GEORGIA REFUGEES

[Mrs. W. H. Felton, in Georgia Land and People, pages 404-405.]

From the time that Oglethorpe planted his colony upon Yamacraw Bluff, Georgia has never passed through such 285 an ordeal as the present. Nine-tenths of her sons were practically disfranchised because they had served the Southern Confederacy, and all the conditions of life were new; their servants were no longer subject to their control, and most of their property was scattered to the four winds of heaven. It tested the blood that had come down to them from Cavalier and Huguenot, from Scotch and Irish ancestry. The private life of many Georgians for the first few years after the war beggars description; but the women rose to the occasion.

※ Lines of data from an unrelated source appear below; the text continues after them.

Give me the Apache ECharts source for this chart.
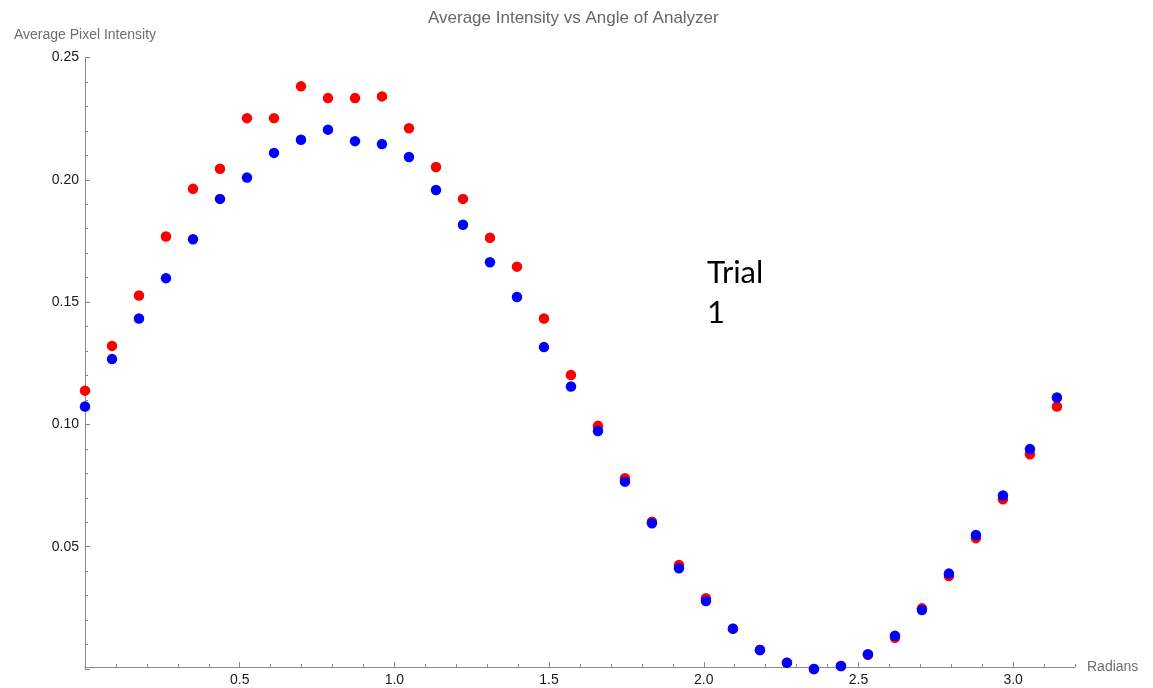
<!DOCTYPE html>
<html>
<head>
<meta charset="utf-8">
<script src="https://cdn.jsdelivr.net/npm/echarts@6/dist/echarts.min.js"></script>
<style>
  html, body { margin: 0; padding: 0; background: #fff; }
  #chart { width: 1153px; height: 688px; }
</style>
</head>
<body>
<div id="chart"></div>
<script>
// Analyzer angle in radians (5 degree steps from 0 to pi)
const radians = [
  0.0000, 0.0873, 0.1745, 0.2618, 0.3491, 0.4363, 0.5236, 0.6109, 0.6981, 0.7854,
  0.8727, 0.9599, 1.0472, 1.1345, 1.2217, 1.3090, 1.3963, 1.4835, 1.5708, 1.6581,
  1.7453, 1.8326, 1.9199, 2.0071, 2.0944, 2.1817, 2.2689, 2.3562, 2.4435, 2.5307,
  2.6180, 2.7053, 2.7925, 2.8798, 2.9671, 3.0543, 3.1416
];

// Average pixel intensity, red set
const redIntensity = [
  0.1138, 0.1321, 0.1527, 0.1768, 0.1963, 0.2045, 0.2252, 0.2252, 0.2382, 0.2334,
  0.2334, 0.2341, 0.2211, 0.2052, 0.1922, 0.1763, 0.1645, 0.1433, 0.1202, 0.0994,
  0.0780, 0.0602, 0.0425, 0.0289, 0.0165, 0.0078, 0.0026, 0.0000, 0.0012, 0.0058,
  0.0128, 0.0248, 0.0380, 0.0535, 0.0694, 0.0878, 0.1073
];

// Average pixel intensity, blue set
const blueIntensity = [
  0.1073, 0.1267, 0.1433, 0.1598, 0.1757, 0.1922, 0.2009, 0.2110, 0.2164, 0.2205,
  0.2158, 0.2146, 0.2093, 0.1958, 0.1816, 0.1663, 0.1521, 0.1316, 0.1155, 0.0973,
  0.0766, 0.0596, 0.0412, 0.0278, 0.0165, 0.0078, 0.0026, 0.0000, 0.0012, 0.0060,
  0.0136, 0.0241, 0.0390, 0.0548, 0.0709, 0.0899, 0.1110
];

// Major tick positions and labelled values on the x axis
const xMajorTicks = [0, 0.5, 1.0, 1.5, 2.0, 2.5, 3.0];
const xLabelTicks = [0.5, 1.0, 1.5, 2.0, 2.5, 3.0];

const AXIS_GRAY = '#8a8a8a';
const NAME_GRAY = '#6e6e6e';
const FONT = '"Liberation Sans", Arial, sans-serif';

const pairs = (xs, ys) => xs.map((x, i) => [x, ys[i]]);

const chart = echarts.init(document.getElementById('chart'), null, { renderer: 'canvas' });

chart.setOption({
  animation: false,
  backgroundColor: '#ffffff',
  title: {
    text: 'Average Intensity vs Angle of Analyzer',
    left: 423,
    top: 5,
    textStyle: { fontFamily: FONT, fontSize: 17, fontWeight: 'normal', color: '#666666' }
  },
  grid: { left: 85, top: 57.5, width: 990, height: 611.5, containLabel: false },
  xAxis: [
    {
      // minor ticks every 0.1 and the axis line
      type: 'value', min: 0, max: 3.2, interval: 0.1,
      position: 'bottom', offset: -2,
      axisLine: { onZero: false, lineStyle: { color: AXIS_GRAY, width: 1 } },
      axisTick: { inside: true, length: 3, lineStyle: { color: AXIS_GRAY } },
      axisLabel: { show: false },
      splitLine: { show: false },
      name: 'Radians', nameLocation: 'end', nameGap: 12,
      nameTextStyle: { fontFamily: FONT, fontSize: 14, color: NAME_GRAY }
    },
    {
      // major ticks and labels every 0.5
      type: 'value', min: 0, max: 3.2, interval: 0.5,
      position: 'bottom', offset: -2,
      axisLine: { show: false, onZero: false },
      axisTick: { inside: true, length: 5, lineStyle: { color: AXIS_GRAY }, customValues: xMajorTicks },
      axisLabel: {
        margin: 6, fontFamily: FONT, fontSize: 14, color: '#1a1a1a',
        customValues: xLabelTicks,
        formatter: v => v.toFixed(1)
      },
      splitLine: { show: false }
    }
  ],
  yAxis: {
    type: 'value', min: 0, max: 0.25, interval: 0.05,
    axisLine: { onZero: false, lineStyle: { color: AXIS_GRAY, width: 1 } },
    axisTick: { inside: true, length: 5, lineStyle: { color: AXIS_GRAY } },
    minorTick: { show: true, splitNumber: 5, length: 3, lineStyle: { color: AXIS_GRAY } },
    axisLabel: {
      margin: 6, fontFamily: FONT, fontSize: 14, color: '#1a1a1a',
      showMinLabel: false,
      formatter: v => v.toFixed(2)
    },
    splitLine: { show: false },
    minorSplitLine: { show: false },
    name: 'Average Pixel Intensity', nameLocation: 'end', nameGap: 15,
    nameTextStyle: { fontFamily: FONT, fontSize: 14, color: NAME_GRAY, align: 'center' }
  },
  series: [
    {
      name: 'Red', type: 'scatter', xAxisIndex: 0, clip: false,
      symbol: 'circle', symbolSize: 10.5,
      itemStyle: { color: '#ff0000', opacity: 1 },
      data: pairs(radians, redIntensity)
    },
    {
      name: 'Blue', type: 'scatter', xAxisIndex: 0, clip: false,
      symbol: 'circle', symbolSize: 10.5,
      itemStyle: { color: '#0000ff', opacity: 1 },
      data: pairs(radians, blueIntensity)
    }
  ],
  graphic: [
    {
      type: 'text', left: 707, top: 253,
      style: {
        text: 'Trial\n1',
        font: '31px Lato, "Open Sans", sans-serif',
        lineHeight: 40,
        fill: '#000000'
      }
    }
  ]
});
</script>
</body>
</html>
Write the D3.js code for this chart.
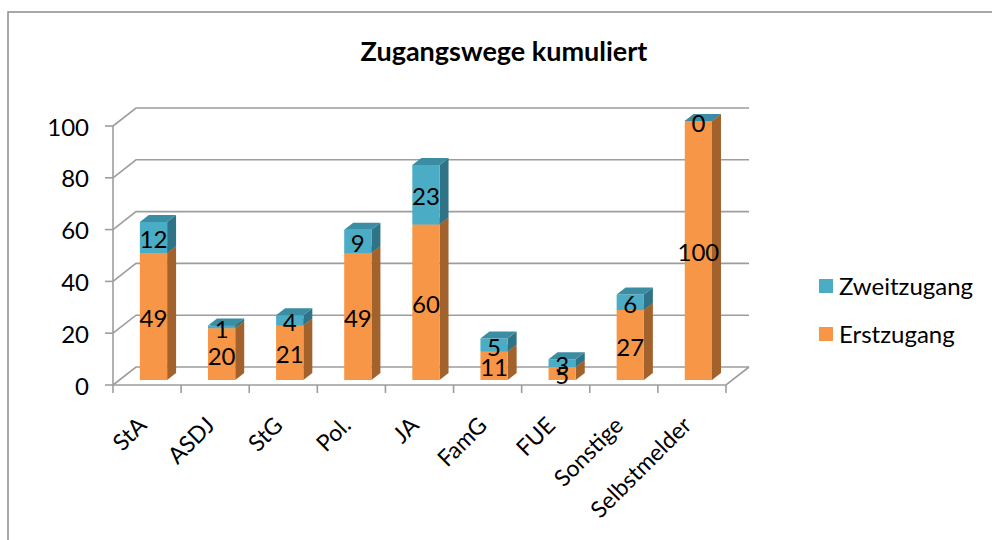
<!DOCTYPE html>
<html>
<head>
<meta charset="utf-8">
<script src="https://cdn.jsdelivr.net/npm/d3@7"></script>
<style>
  body { margin: 0; background: #fff; }
  svg { display: block; font-family: Lato, "Open Sans", sans-serif; }
</style>
</head>
<body>
<svg width="992" height="540"></svg>
<script>
// ### Data ###
var categories = ['StA', 'ASDJ', 'StG', 'Pol.', 'JA', 'FamG', 'FUE', 'Sonstige', 'Selbstmelder'];
var erstzugang = [49, 20, 21, 49, 60, 11, 5, 27, 100];
var zweitzugang = [12, 1, 4, 9, 23, 5, 3, 6, 0];
var yTicks = [0, 20, 40, 60, 80, 100];
var seriesNames = ['Erstzugang', 'Zweitzugang'];

// colors: front, side, top
var colors = {
  Erstzugang: ['#F79646', '#A3612B', '#C97838'],
  Zweitzugang: ['#4BACC6', '#2F7387', '#3A8DA3']
};

var svg = d3.select('svg');

// outer frame
svg.append('rect')
  .attr('x', 8).attr('y', 12)
  .attr('width', 1000).attr('height', 560)
  .attr('fill', 'none').attr('stroke', '#8c8c8c').attr('stroke-width', 1.5);

// ### Scales ###
var xScale = d3.scaleBand()
  .domain(categories)
  .range([113, 726]);
var yScale = d3.scaleLinear()
  .domain([0, 100])
  .range([385, 126]);

// depth offset of the 3d box
var DX = 23, DY = 18;
var proj = function(x, v, d) { return [x + d * DX, yScale(v) - d * DY]; };

var grid = svg.append('g').attr('stroke', '#9d9d9d').attr('stroke-width', 1.6).attr('fill', 'none');
var x0 = xScale.range()[0], x1 = xScale.range()[1];

// back wall + side wall gridlines
yTicks.forEach(function(t) {
  var a = proj(x0, t, 0), b = proj(x0, t, 1), c = proj(x1, t, 1);
  grid.append('polyline').attr('points', [a, b, c].map(p => p.join(',')).join(' '));
  // y tick
  grid.append('line').attr('x1', x0 - 8).attr('x2', x0).attr('y1', a[1]).attr('y2', a[1]);
});
// floor front edge + right diagonal
var f0 = proj(x0, 0, 0), f1 = proj(x1, 0, 0), f2 = proj(x1, 0, 1);
grid.append('polyline').attr('points', [f0, f1, f2].map(p => p.join(',')).join(' '));
// y axis
grid.append('line').attr('x1', x0).attr('x2', x0).attr('y1', yScale(0)).attr('y2', yScale(100));
// x ticks
d3.range(categories.length + 1).forEach(function(i) {
  var x = x0 + i * xScale.bandwidth();
  grid.append('line').attr('x1', x).attr('x2', x).attr('y1', yScale(0)).attr('y2', yScale(0) + 8);
});

// y tick labels
svg.append('g').selectAll('text')
  .data(yTicks).enter().append('text')
  .attr('x', 89).attr('y', d => yScale(d) + 1)
  .attr('dy', '0.36em')
  .attr('text-anchor', 'end')
  .attr('font-size', 24)
  .attr('fill', '#000')
  .text(d => d);

// ### Bars ###
var D0 = 0.28, D1 = 0.67;
var barW = xScale.bandwidth() * 0.4;
var bars = svg.append('g');
var labels = svg.append('g').attr('font-size', 24).attr('text-anchor', 'middle').attr('fill', '#000');

categories.forEach(function(cat, i) {
  var xl = xScale(cat) + xScale.bandwidth() / 2 - barW / 2;
  var xr = xl + barW;
  var base = 0;
  [erstzugang[i], zweitzugang[i]].forEach(function(val, s) {
    var c = colors[seriesNames[s]];
    var lo = base, hi = base + val;
    var p = (x, v, d) => proj(x, v, d).join(',');
    // side
    bars.append('polygon')
      .attr('points', [p(xr, lo, D0), p(xr, lo, D1), p(xr, hi, D1), p(xr, hi, D0)].join(' '))
      .attr('fill', c[1]);
    // front
    bars.append('polygon')
      .attr('points', [p(xl, lo, D0), p(xr, lo, D0), p(xr, hi, D0), p(xl, hi, D0)].join(' '))
      .attr('fill', c[0]);
    // top
    bars.append('polygon')
      .attr('points', [p(xl, hi, D0), p(xr, hi, D0), p(xr, hi, D1), p(xl, hi, D1)].join(' '))
      .attr('fill', c[2]);
    var mid = proj((xl + xr) / 2, (lo + hi) / 2, D0);
    labels.append('text')
      .attr('x', mid[0]).attr('y', mid[1] + 2)
      .attr('dy', '0.36em')
      .text(val);
    base = hi;
  });
});

// ### Category labels ###
svg.append('g').selectAll('text')
  .data(categories).enter().append('text')
  .attr('transform', d => 'translate(' + (xScale(d) + xScale.bandwidth() / 2 - 5) + ',421) rotate(-45)')
  .attr('dy', '0.36em')
  .attr('text-anchor', 'end')
  .attr('font-size', 23)
  .text(d => d);

// ### Title ###
svg.append('text')
  .attr('x', 504).attr('y', 61)
  .attr('text-anchor', 'middle')
  .attr('font-size', 27)
  .attr('font-weight', 'bold')
  .text('Zugangswege kumuliert');

// ### Legend ###
var legend = svg.append('g');
['Zweitzugang', 'Erstzugang'].forEach(function(name, i) {
  var y = 279 + i * 48;
  legend.append('rect').attr('x', 819).attr('y', y).attr('width', 14).attr('height', 14)
    .attr('fill', colors[name][0]);
  legend.append('text').attr('x', 839).attr('y', y + 7).attr('dy', '0.36em')
    .attr('font-size', 24).text(name);
});
</script>
</body>
</html>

The surrender found a gentle, shrinking Georgia woman on the Florida line, nearly four hundred miles from her luxurious home, from which she had fled in haste as Sherman “marched to the sea.” The husband was with General Lee in Virginia. The last tidings came from Petersburg—before Appomattox—and his fate was uncertain. Hiring a dusky driver, with his old army mule and wagon, she loaded the latter with the remnant of goods and chattels that were left to her, and, placing her four children on top, this brave woman trudged the entire distance on foot, cheering, guiding, and protecting the driver and her little ones in the tedious journey. Under an August sun through sand and dust she plodded along, footsore and anxious, until she reached the dismantled home and restored her little stock of earthly goods under their former shelter. When her soldier husband had walked from Virginia to Georgia, he found, besides his noble wife and precious children, the nucleus of a new start in life, glorified by woman’s courage and fidelity under a most trying ordeal. For a twelve-month the exigencies of their situation deprived her of a decent pair of shoes; still she toiled in the kitchen, the garden, and, perhaps, the open fields, without a repining word or complaining murmur. The same material is found in a steel rail as in the watch spring, and the only difference between the soldier and his wife was physical strength.

This was no exceptional case. The hardships of Georgia women were extreme and long-continued.